Polling CFOs Worldwide

U.S., European and Asian finance chiefs weigh in on the economy.

U.S. CFOs are more upbeat about a broad range of finance issues than their European counterparts, while CFOs in Asia view their region’s economy more favorably than the world’s, according to two recently released surveys.

U.S. CFOs see their company’s net earnings growing 12.7% this year and their revenue rising 8.2%, according to the 361 U.S. and European finance chiefs polled by Financial Executives International and Baruch College’s Zicklin School of Business between Jan. 30 and Feb. 1. European CFOs, however, look for earnings growth of 4% and revenue growth of 3.3%, and see a gain of just 4.8% in capital spending and 5% in technology spending. U.S. CFOs expect their capital spending to rise 13% and technology spending to increase 9.1%.

“In the U.S., the expectations are still pretty strong,” says John Elliott, dean of the Zicklin School of Business. “In Europe, the numbers are much more anemic.”

CFOs in Asia rate the region’s economy (excluding Japan) as strong, at 6.5 out of 10, while they give the state of the global economy a score of 4.7, according to Bank of America Merrill Lynch’s first CFO Outlook Asia survey of 465 finance chiefs in seven countries and territories—Australia, China, India, Hong Kong, Japan, Korea and Singapore.

More than half of the CFOs still forecast revenue growth (58%) and higher profits (52%) for their companies in 2012. Only 16% expect to decrease capital spending in 2012, while 39% plan to increase cap ex.

China CFOs are particularly positive, rating their own economy at 7.5. “The region’s CFOs expect sales in Asia to expand, despite worries about threats from the West: the eurozone debt crisis and the U.S. budget deficit,” says Percy Batliwalla, BofA’s head of treasury sales for Asia Pacific. “And they are reacting to this by focusing more on opportunities within Asia.”

The European crisis registers at 7.7, making it the Asian CFOs’ biggest worry, according to the survey.

Baruch’s Elliott also notes that “the U.S. CFOs seem a little more worried about what’s going on in the eurozone than the European CFOs do.”

About 73% of U.S. CFOs said they were apprehensive about the fate of the eurozone, selecting 4 or 5 on a scale of 1 to 5, where 5 equaled “very concerned,” vs. about 43% of European CFOs. Elliott says the European CFOs’ responses may reflect their greater “proximity to events and sense of control.”

On the other hand, the European CFOs clearly see a hit coming in terms of financing, with 54% saying they expect more difficulty in accessing credit over the next six months, vs. just 10% of U.S. CFOs.

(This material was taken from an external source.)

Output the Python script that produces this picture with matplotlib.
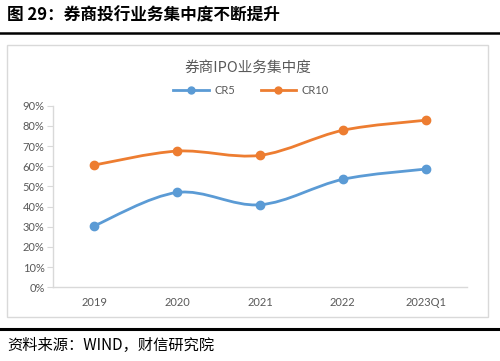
import matplotlib.pyplot as plt
from matplotlib.path import Path
from matplotlib.patches import PathPatch, Rectangle
from matplotlib.lines import Line2D
import numpy as np

plt.rcParams['font.family'] = ['Noto Sans CJK SC', 'DejaVu Sans']

categories = ['2019', '2020', '2021', '2022', '2023Q1']
cr5 = [30.5, 47.0, 40.9, 53.5, 58.6]
cr10 = [60.6, 67.5, 65.4, 77.8, 82.8]

blue = '#5B9BD5'
orange = '#ED7D31'
gray_text = '#595959'
axis_gray = '#D9D9D9'


def smooth_path(xs, ys):
    # Excel-like smoothed line: Catmull-Rom converted to cubic Bezier
    pts = np.column_stack([xs, ys]).astype(float)
    verts = [pts[0]]
    codes = [Path.MOVETO]
    n = len(pts)
    for i in range(n - 1):
        p0 = pts[max(i - 1, 0)]
        p1 = pts[i]
        p2 = pts[i + 1]
        p3 = pts[min(i + 2, n - 1)]
        c1 = p1 + (p2 - p0) / 6
        c2 = p2 - (p3 - p1) / 6
        verts += [c1, c2, p2]
        codes += [Path.CURVE4] * 3
    return Path(verts, codes)


fig = plt.figure(figsize=(5, 3.61), dpi=100)

# figure header / footer
fig.text(0.014, 0.958, '图 29：券商投行业务集中度不断提升', fontsize=12,
         fontweight='bold', va='center', ha='left', color='black')
fig.add_artist(Line2D([0, 1], [0.908, 0.908], color='black', lw=1.8,
                      transform=fig.transFigure))
fig.add_artist(Line2D([0, 1], [0.088, 0.088], color='black', lw=2.2,
                      transform=fig.transFigure))
fig.text(0.014, 0.044, '资料来源：WIND，财信研究院', fontsize=11,
         style='italic', va='center', ha='left', color='black')

# chart frame
fig.add_artist(Rectangle((0.014, 0.122), 0.962, 0.753, fill=False,
                         edgecolor=axis_gray, lw=1.0,
                         transform=fig.transFigure))

ax = fig.add_axes([0.106, 0.2042, 0.828, 0.503])
x = np.arange(len(categories))

for ys, c, lab in [(cr5, blue, 'CR5'), (cr10, orange, 'CR10')]:
    ax.add_patch(PathPatch(smooth_path(x, ys), facecolor='none',
                           edgecolor=c, lw=2.0, zorder=2))
    ax.plot(x, ys, linestyle='none', marker='o', markersize=6,
            color=c, zorder=3)

ax.set_xlim(-0.5, len(categories) - 0.5)
ax.set_ylim(0, 90)
ax.set_xticks(x)
ax.set_xticklabels(categories, fontsize=8, color=gray_text, family='Lato')
ax.set_yticks(np.arange(0, 91, 10))
ax.set_yticklabels([f'{v}%' for v in range(0, 91, 10)], fontsize=8,
                   color=gray_text, family='Lato')
ax.tick_params(axis='x', length=0, pad=7)
ax.tick_params(axis='y', length=4, color=axis_gray, pad=2)
for s in ['top', 'right']:
    ax.spines[s].set_visible(False)
for s in ['left', 'bottom']:
    ax.spines[s].set_color(axis_gray)
    ax.spines[s].set_linewidth(1.0)

fig.text(0.496, 0.812, '券商IPO业务集中度', fontsize=10.5, color=gray_text,
         ha='center', va='center')

handles = [Line2D([], [], color=blue, lw=2, marker='o', markersize=5),
           Line2D([], [], color=orange, lw=2, marker='o', markersize=5)]
fig.legend(handles, ['CR5', 'CR10'], loc='center', bbox_to_anchor=(0.502, 0.75),
           ncol=2, frameon=False, handlelength=3.2, columnspacing=2.3,
           prop={'family': 'Lato', 'size': 8}, labelcolor=gray_text,
           handletextpad=0.5)

fig.savefig('out.png', dpi=100)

“The credit crunch that plagues the West does not appear to worry the CFOs of Asia,” Batliwalla says. “Only 10% of CFOs expect the availability of financing to be lower in 2012. M&A activity is expected to rise, with CFOs looking to buy in Asia, but bargains are not anticipated.”

The gap between the U.S. and Europe also shows up in the finance chiefs’ outlook on employment. U.S. CFOs expect the U.S. jobless rate, which declined to 8.3% in January, to be slightly lower, at 8.1%, a year from now. The eurozone’s unemployment rate rose to 10.4% in December, and European CFOs see it approaching 11% within six months and nearing 12% in a year’s time.

The survey also shows that 75% of the CFOs in both the U.S. and Europe say their companies are using temporary or contract employees.

In Asia, “unemployment levels do not seem to be a serious concern,” according to the BofA report.

European CFOs’ confidence in the financial prospects of their own businesses fell to 57.6 from the 61 reading reported in the previous survey in November, while their confidence in the global economy jumped to 51.8 from a survey low of 46.8 in November.

CFOs in Asia are positive but cautious, with 38% saying that GDP growth in their own countries will remain flat and 27% that it will contract. Just 32% see an expansion.

“Sales to the U.S. and Western Europe, the traditional destinations of Asian exports, are not expected to grow by many CFOs—only 35% of companies that sell to the U.S. and 33% of companies selling to Western Europe expect higher sales,” says Batliwalla.

U.S. CFOs’ confidence in their own businesses inched up to 67.6 from 67.3 in the third quarter, while their confidence in the global economy also increased very slightly, to 46.1 from 45.5 in November. But their confidence in the U.S. economy jumped to 57.1 from 51.1.

The fact that U.S. CFOs are more upbeat about the U.S. economy than about their own companies may point to a realization that they’ve already eliminated a lot of excess costs and inefficiencies as they pushed their companies to perform through the downturn, Elliott says.

“Some of the capacity slack has been used up, some of the ability to enhance the efficiency of the workforce has been used up,” he says. “The next improvements are going to require a little more investment and incur a little more cost. It’s not a negative picture, but it’s the next stage of the recovery.”